We've all sat in the ruins of a destroyed relationship and wondered where exactly we went wrong. We've all become flush at the prospect of a new romance and felt our hearts flutter at the endless possibilities ahead of us. We've all felt as though the end of the last relationship signaled the end of ourselves as creatures of passion. We've all woken to the realization, at least once, that maybe it's not all over for us, maybe we will survive and flourish again.
Love is a force to be reckoned with, that's for sure. From the first flutterings of adolescent excitement at the unknown, to the resoluteness of the seasoned romantic warrior just willing to give it one more shot. Love destroys and recreates us all in its own image. While it has be explored probably more than any other emotion on cinema screens over the decades, and rightly so, I'm not sure that love has been dissected in quite the way that X - Past Is Present manages, and it's among the most poignant love stories I've seen in recent years because it is so close to the actual experience, yet so cinematically removed.
An omnibus piece in which eleven of India's up and coming talents each contributed their own short segments to a single story, X is thematically and visually disparate in its approach to love and its side effects. The film centers around K, an Indian independent filmmaker (played by Indian independent filmmaker Rajat Kapoor, director of Ankhon Dekhi) wandering around the ubiquitous after party at some unknown, generic film festival. He knows everyone by name and no one by spirit, yet, as a cog in this machine, he is compelled to network, as so many filmmakers are forced to do. In doing so, he runs into a girl. I think you could probably draw your own conclusions as to where the film was going, and nine times out of ten you'd be correct, but X's wonderful mix of styles and performances keeps you on your toes, even as it occasionally tries to find its feet.

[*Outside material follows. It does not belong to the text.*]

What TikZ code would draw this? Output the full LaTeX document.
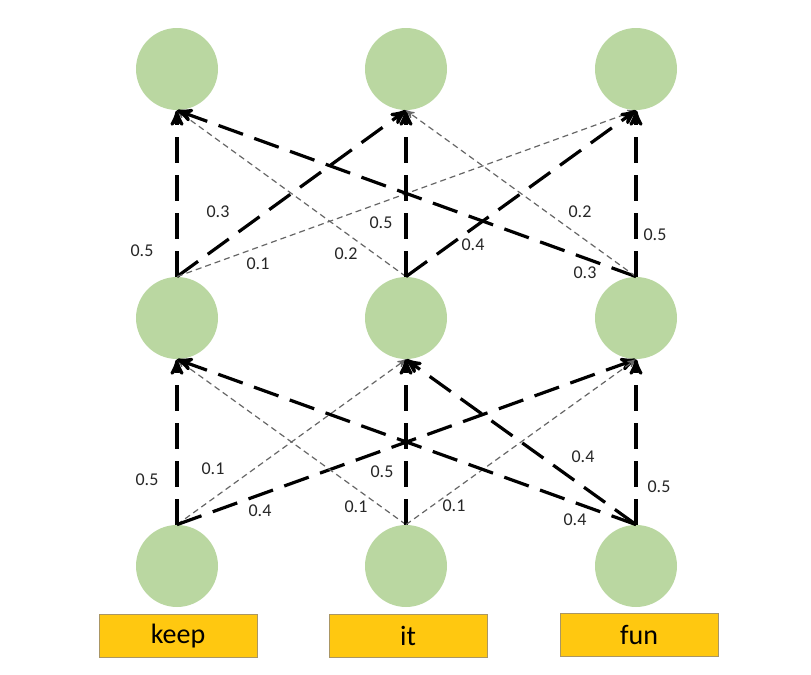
\documentclass[tikz,border=0pt]{standalone}
\usepackage{fontspec}
\setmainfont{Carlito}
\usepackage{tikz}
\usetikzlibrary{shapes}
\usetikzlibrary{arrows}
\definecolor{nodegreen}{RGB}{186,215,161}
\definecolor{wordgold}{RGB}{255,200,16}
\definecolor{wordline}{RGB}{170,150,100}
\tikzset{
  main node/.style={circle,fill=nodegreen,minimum size=41pt,inner sep=0pt},
  word node/.style={rectangle,draw=wordline,line width=0.5pt,fill=wordgold,minimum width=79pt,minimum height=21.5pt,font=\fontsize{14}{14}\selectfont},
  strong/.style={line width=1.6pt,dash pattern=on 13pt off 6pt},
  weak/.style={line width=0.6pt,draw=black!60,dash pattern=on 3pt off 2pt},
  weight/.style={font=\fontsize{9}{9}\selectfont,text=black!85,inner sep=0pt}
}
\begin{document}
\begin{tikzpicture}[->,>=stealth',x=0.5pt,y=-0.5pt]
    \useasboundingbox (0,0) rectangle (811,675);

    % layers
    \node[main node] (t1) at (177,69) {};
    \node[main node] (t2) at (406,69) {};
    \node[main node] (t3) at (636,69) {};
    \node[main node] (m1) at (177,318) {};
    \node[main node] (m2) at (406,318) {};
    \node[main node] (m3) at (636,318) {};
    \node[main node] (b1) at (177,566) {};
    \node[main node] (b2) at (406,566) {};
    \node[main node] (b3) at (636,566) {};

    % words
    \node[word node] (keep) at (178,636) {keep};
    \node[word node] (it) at (408,636) {it};
    \node[word node] (fun) at (639,635) {fun};

    % upper weights
    \path
      (m1.north) edge[strong] (t1.south)
                 edge[strong] (t2.south)
                 edge[weak] (t3.south)
      (m2.north) edge[weak] (t1.south)
                 edge[strong] (t2.south)
                 edge[strong] (t3.south)
      (m3.north) edge[strong] (t1.south)
                 edge[weak] (t2.south)
                 edge[strong] (t3.south);

    % lower weights
    \path
      (b1.north) edge[strong] (m1.south)
                 edge[weak] (m2.south)
                 edge[strong] (m3.south)
      (b2.north) edge[weak] (m1.south)
                 edge[strong] (m2.south)
                 edge[weak] (m3.south)
      (b3.north) edge[strong] (m1.south)
                 edge[strong] (m2.south)
                 edge[strong] (m3.south);

    \node[weight] (u11) at (142,251) {0.5};
    \node[weight] (u12) at (218,212) {0.3};
    \node[weight] (u13) at (258,264) {0.1};
    \node[weight] (u21) at (346,254) {0.2};
    \node[weight] (u22) at (381,223) {0.5};
    \node[weight] (u23) at (473,245) {0.4};
    \node[weight] (u31) at (585,273) {0.3};
    \node[weight] (u32) at (580,212) {0.2};
    \node[weight] (u33) at (655,235) {0.5};

    \node[weight] (l11) at (147,480) {0.5};
    \node[weight] (l12) at (213,469) {0.1};
    \node[weight] (l13) at (260,511) {0.4};
    \node[weight] (l21) at (356,507) {0.1};
    \node[weight] (l22) at (382,472) {0.5};
    \node[weight] (l23) at (454,506) {0.1};
    \node[weight] (l31) at (575,520) {0.4};
    \node[weight] (l32) at (583,457) {0.4};
    \node[weight] (l33) at (659,487) {0.5};
\end{tikzpicture}
\end{document}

Rather than being swept up in another one night stand romance, K, an older man and veteran of love, muses on his own past experiences. The setup sounds a bit clunky, but trust me, it's far better executed than I can explain, and it opens the door to an exceptionally ambitious project. Each filmmaker takes a piece of K's past and recounts it in his own specific style with his own heroine, the results are scattered in terms of genre and tone, and yes, even in terms of quality, but the end result is a well curated piece of film that deserves attention.

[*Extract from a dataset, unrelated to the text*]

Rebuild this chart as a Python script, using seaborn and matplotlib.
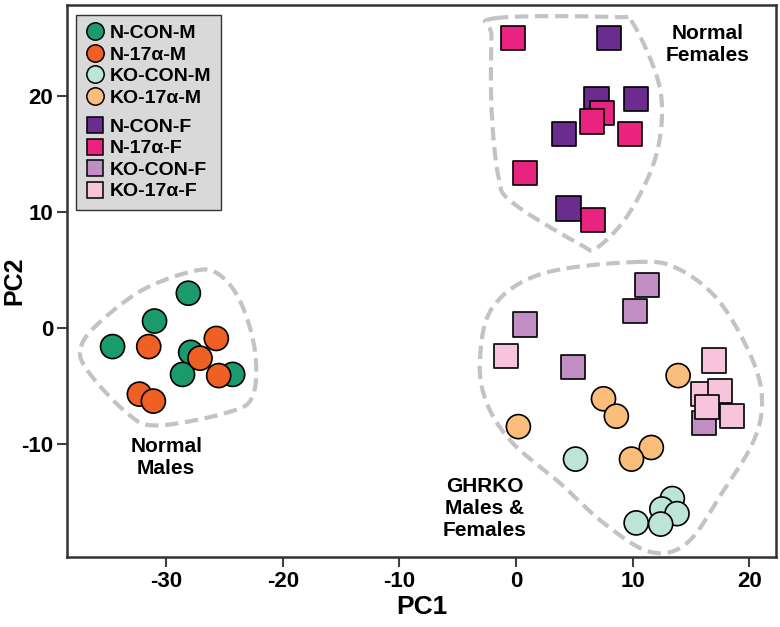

From K's early fumblings with his twin passions of women and cinema, to traumatic experiences in foreign lands that shape his vision of himself and his ability to trust, to the older, wiser, more resolute K, the filmmakers of X make his passion their own, and it shows on screen. Included among the filmmakers are international enfant terrible Qaushik Mukherjee (Q, of Gandu fame) presenting his most straightforward narrative work yet, Sudhish Kamath (also director of the charming Good Night | Good Morning) who directs the wraparound portion, film critic Raja Sen who makes his debut as a director, a member of the new Tamil underground Nalan Kumarasamy (Soodhu Kavvum) presents a particularly jarring episode that provides a major turning point in K's life, along with numerous other festival darlings and independents.
Rather than wax philosophical on the merits of one segment over another, an exercise that would almost certainly defeat the purpose of the film, the real joy in X is realizing that the segments and their tonal distance from one another accurately reflects the tonal and emotional distance from one relationship to another. No two are ever quite the same, and as a result, no person is exactly the same from one relationship to the next. It is the variety of experiences from passionate, to painful, to sweet, to traumatic, to tragic, that makes life worth living and this film work checking out.

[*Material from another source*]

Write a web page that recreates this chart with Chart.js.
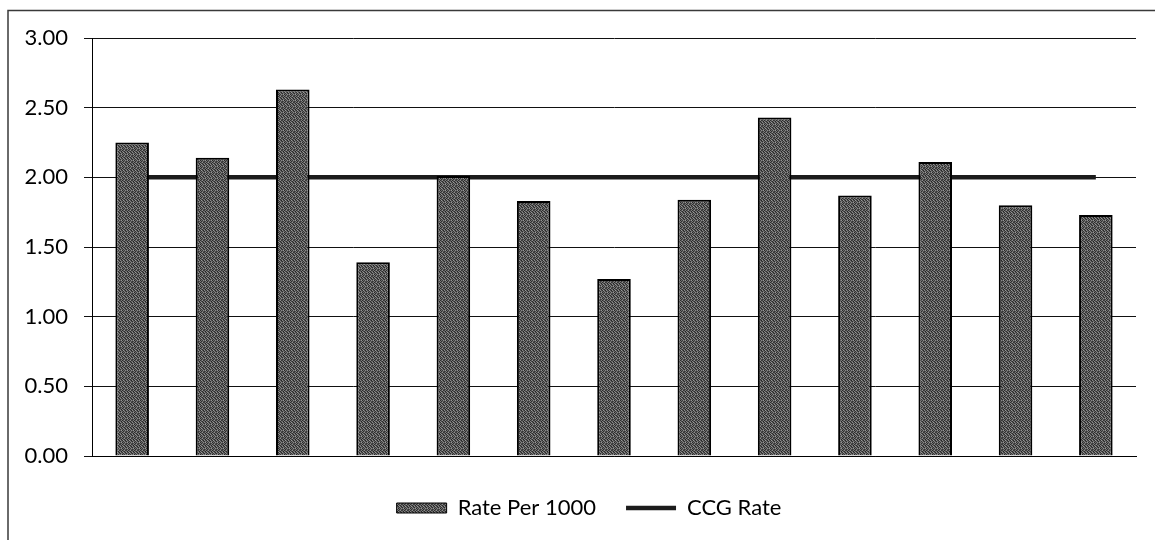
<!DOCTYPE html>
<html>
<head>
<meta charset="utf-8">
<script src="https://cdn.jsdelivr.net/npm/chart.js@4/dist/chart.umd.min.js"></script>
<style>
  html, body { margin: 0; padding: 0; background: #fff; }
  #wrap { width: 1155px; height: 540px; position: relative; }
</style>
</head>
<body>
<div id="wrap"><canvas id="chart" width="1155" height="540"></canvas></div>
<script>
// Categories (unlabelled on the axis)
const categories = ['1', '2', '3', '4', '5', '6', '7', '8', '9', '10', '11', '12', '13'];
// Rate per 1000 for each category
const ratePer1000 = [2.25, 2.14, 2.63, 1.39, 2.01, 1.83, 1.27, 1.84, 2.43, 1.87, 2.11, 1.80, 1.73];
// CCG-wide reference rate
const ccgRate = [2.00, 2.00, 2.00, 2.00, 2.00, 2.00, 2.00, 2.00, 2.00, 2.00, 2.00, 2.00, 2.00];
// Value axis ticks
const yTicks = [0.00, 0.50, 1.00, 1.50, 2.00, 2.50, 3.00];

const FONT = 'Lato, "Open Sans", sans-serif';
const LINE_COL = '#1c1c1c';

// Grainy grey fill for the bars: a fixed 6x6 tile of shades
const GRAIN = [
  [0x40, 0x7a, 0x2c, 0x5e, 0x90, 0x36],
  [0x68, 0x22, 0x86, 0x4a, 0x2c, 0x72],
  [0x8b, 0x4f, 0x31, 0x9a, 0x54, 0x27],
  [0x2c, 0x77, 0x5e, 0x36, 0x81, 0x4a],
  [0x5e, 0x95, 0x27, 0x6d, 0x3b, 0x8b],
  [0x36, 0x4a, 0x7c, 0x2c, 0x68, 0x54]
];
function grainPattern() {
  const c = document.createElement('canvas');
  c.width = 6; c.height = 6;
  const g = c.getContext('2d');
  GRAIN.forEach((row, y) => row.forEach((v, x) => {
    g.fillStyle = `rgb(${v},${v},${v})`;
    g.fillRect(x, y, 1, 1);
  }));
  return g.createPattern(c, 'repeat');
}
const BAR_FILL = grainPattern();

// Thin frame around the chart object (left and top edges)
const framePlugin = {
  id: 'frame',
  beforeDraw(chart) {
    const ctx = chart.ctx;
    ctx.save();
    ctx.strokeStyle = '#3a3a3a';
    ctx.lineWidth = 1.5;
    ctx.beginPath();
    ctx.moveTo(8, 540);
    ctx.lineTo(8, 10.5);
    ctx.lineTo(1155, 10.5);
    ctx.stroke();
    ctx.restore();
  }
};

// Nudge the legend row so it sits centred under the plot area
const legendShift = {
  id: 'legendShift',
  afterLayout(chart) {
    const lg = chart.legend;
    if (lg) { lg.left += 21; lg.right += 21; }
  }
};

new Chart(document.getElementById('chart'), {
  data: {
    labels: categories,
    datasets: [
      {
        type: 'bar',
        label: 'Rate Per 1000',
        data: ratePer1000,
        backgroundColor: BAR_FILL,
        borderColor: '#000',
        borderWidth: 2,
        barPercentage: 0.418,
        categoryPercentage: 1.0,
        order: 1
      },
      {
        type: 'line',
        label: 'CCG Rate',
        data: ccgRate,
        borderColor: LINE_COL,
        backgroundColor: LINE_COL,
        borderWidth: 4.5,
        pointRadius: 0,
        tension: 0,
        order: 2
      }
    ]
  },
  options: {
    responsive: false,
    animation: false,
    devicePixelRatio: 1,
    layout: { padding: { left: 0, right: 19, top: 38, bottom: 11 } },
    plugins: {
      tooltip: { enabled: false },
      legend: {
        position: 'bottom',
        labels: {
          font: { family: FONT, size: 22 },
          color: '#000',
          usePointStyle: true,
          pointStyleWidth: 50,
          boxHeight: 10,
          padding: 30,
          generateLabels() {
            return [
              { text: 'Rate Per 1000', fillStyle: BAR_FILL, strokeStyle: '#000', lineWidth: 1, pointStyle: 'rect', datasetIndex: 0, fontColor: '#000' },
              { text: 'CCG Rate', fillStyle: LINE_COL, strokeStyle: LINE_COL, lineWidth: 4.5, pointStyle: 'line', datasetIndex: 1, fontColor: '#000' }
            ];
          }
        }
      }
    },
    scales: {
      x: {
        grid: { display: false },
        ticks: { display: false },
        border: { display: true, color: '#000', width: 1 },
        afterFit(s) { s.height = 11; }
      },
      y: {
        min: 0,
        max: 3,
        afterBuildTicks(s) { s.ticks = yTicks.map(v => ({ value: v })); },
        ticks: {
          font: { family: FONT, size: 22 },
          color: '#000',
          padding: 16,
          callback: v => Number(v).toFixed(2)
        },
        grid: { color: '#111', lineWidth: 1, tickLength: 8, drawTicks: true },
        border: { display: true, color: '#000', width: 1 },
        afterFit(s) { s.width = 92; }
      }
    }
  },
  plugins: [framePlugin, legendShift]
});
</script>
</body>
</html>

If you remain unchanged from one failed romance to the next, it could be said that you just aren't learning anything and the inability to change and adapt to the conditions presented will condemn you to perpetual failure. Similarly, if a romance tells a story of a man who fails in love repeatedly without changing his tactics, his focus, his overall approach to life and the people he loves, where is the hook? X focuses on the elusive qualities of love and its effects on people as they grow up and grow old, seeing this change through eleven different pairs of eyes is startling, charming, shocking, and panic inducing, but overall the experience is mesmerizing and the kind of experiment I would love to see more of.